To many, the core goal of the measure—giving individual schools in a large district a bigger say in which teachers they hire—must seem shockingly common-sensical. After all, it is hard to imagine that any enterprise could succeed without the ability to choose the people who make it work. Yet this is only one of a number of constraints under which many of the nation’s public schools must operate. This bill is not a cure-all, as further changes will be necessary to address other collectively bargained staffing policies that similarly limit schools’ ability to hire high-quality teachers. But it goes a long way toward balancing the desires of teachers with the needs of schools to staff their classrooms early and effectively. We call on legislators in other states to pursue similar reforms, and to use SB 1655 as a model.
More immediately, the California legislation is worth celebrating for the impact it promises to have on the quality of teachers hired by struggling schools across that state.
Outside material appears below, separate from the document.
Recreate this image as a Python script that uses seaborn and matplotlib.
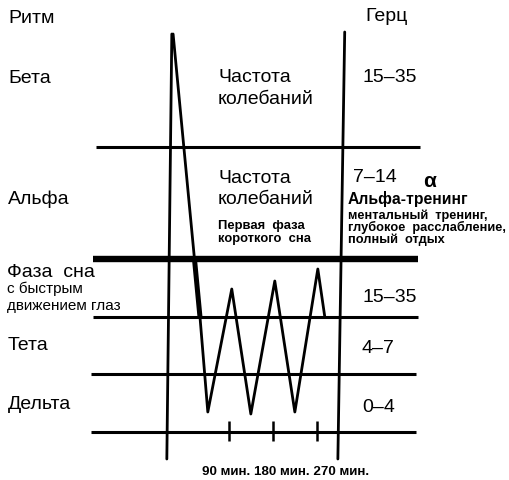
import matplotlib
matplotlib.use("Agg")
import matplotlib.pyplot as plt
import seaborn as sns
import pandas as pd
from matplotlib.patches import Rectangle

sns.set_theme(style="white")
plt.rcParams['font.family'] = ['Liberation Sans', 'DejaVu Sans']

# Sleep trace: time in minutes against rhythm depth (higher = faster rhythm)
minutes = [-24, 31, 47, 96, 135, 184, 225, 272, 286]
level = [398, 115, 20, 143, 18, 151, 20, 163, 116]

# Band boundaries (depth units) between Beta / Alpha / REM / Theta / Delta
band_edges = [285, 173, 115, 58, 0]
edge_widths = [2.2, 4.6, 2.2, 2.2, 2.2]
edge_start = [-182, -188, -188, -192, -192]
edge_end = [481, 477, 477, 472, 472]

tick_minutes = [90, 180, 270]
tick_labels = ["90 мин.", "180 мин.", "270 мин."]

rhythms = ["Бета", "Альфа", "Тета", "Дельта"]
hertz = ["15–35", "7–14", "15–35", "4–7", "0–4"]

W, H = 509, 481
fig = plt.figure(figsize=(W / 100, H / 100), dpi=100)
ax = fig.add_axes([0, 0, 1, 1])
ax.set_xlim(-378, 663)
ax.set_ylim(-48, 433)
ax.axis("off")

# horizontal band boundaries
for y, lw, x0, x1 in zip(band_edges, edge_widths, edge_start, edge_end):
    ax.hlines(y, x0, x1, color="black", lw=lw)

# the two (slightly slanted) vertical frame lines
ax.plot([-26.6, -36.8], [398, -27], color="black", lw=2.0)
ax.plot([327, 313], [400, -27], color="black", lw=2.0)

# time ticks on the bottom line
ax.vlines(tick_minutes, -9, 11, color="black", lw=1.8)

# the sleep trace
trace = pd.DataFrame({"min": minutes, "level": level})
sns.lineplot(data=trace, x="min", y="level", sort=False, estimator=None,
             color="black", lw=2.0, ax=ax)
# heavier stroke where the trace crosses the REM band
heavy = sns.lineplot(data=trace.iloc[:2], x="min", y="level", sort=False,
                     estimator=None, color="black", lw=3.6, ax=ax)
clip = Rectangle((-378, band_edges[2]), 1041, band_edges[1] - band_edges[2],
                 transform=ax.transData)
heavy.lines[-1].set_clip_path(clip)
ax.set_xlabel("")
ax.set_ylabel("")


def put(x, y, s, size, weight="normal", **kw):
    fig.text(x / W, 1 - y / H, s, fontsize=size, fontweight=weight,
             va="baseline", ha="left", color="black", **kw)


BIG = 14

# left column: rhythm names
put(8, 23, "Ритм", BIG)
put(8, 83, rhythms[0], BIG)
put(8, 204, rhythms[1], BIG)
put(7, 277, "Фаза  сна", BIG)
put(7, 293, "с быстрым", 11)
put(7, 310, "движением глаз", 11)
put(8, 350, rhythms[2], BIG)
put(8, 409, rhythms[3], BIG)

# right column: frequencies
put(365, 21, "Герц", BIG)
put(363, 82, hertz[0], BIG)
put(353, 182, hertz[1], BIG)
put(423, 187, "α", 15, "bold")
put(348, 204, "Альфа-тренинг", 11.3, "bold")
put(348, 219, "ментальный  тренинг,", 9.2, "bold")
put(348, 231, "глубокое  расслабление,", 9.2, "bold")
put(348, 243, "полный  отдых", 9.2, "bold")
put(363, 302, hertz[2], BIG)
put(362, 353, hertz[3], BIG)
put(362, 412, hertz[4], BIG)

# middle annotations
put(218, 82, "Частота", BIG)
put(218, 104, "колебаний", BIG)
put(218, 183, "Частота", BIG)
put(218, 204, "колебаний", BIG)
put(218, 229, "Первая  фаза", 9.4, "bold")
put(218, 242, "короткого  сна", 9.4, "bold")

# time labels under the ticks
put(202, 475, " ".join(tick_labels), 9.6, "bold")

fig.savefig("out.png", dpi=100, facecolor="white")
By giving these schools the ability to hire better teachers, it offers a better chance at success for hundreds of thousands of the state’s neediest students. Such an accomplishment remains all too rare, despite the rhetoric of our times.
If the next generation of Americans is to succeed, we must offer more than small-scale solutions to the big challenges facing the country’s high-need schools. We need to demonstrate that we have the courage to demand more for our students, and to seek change not just around the edges. We must seek genuine reform and require change in the little-noticed mechanisms that shape the basic functioning of our school systems. Our first priority must be to place the best-qualified teachers in classrooms with all of our students. After all, isn’t this what education is all about?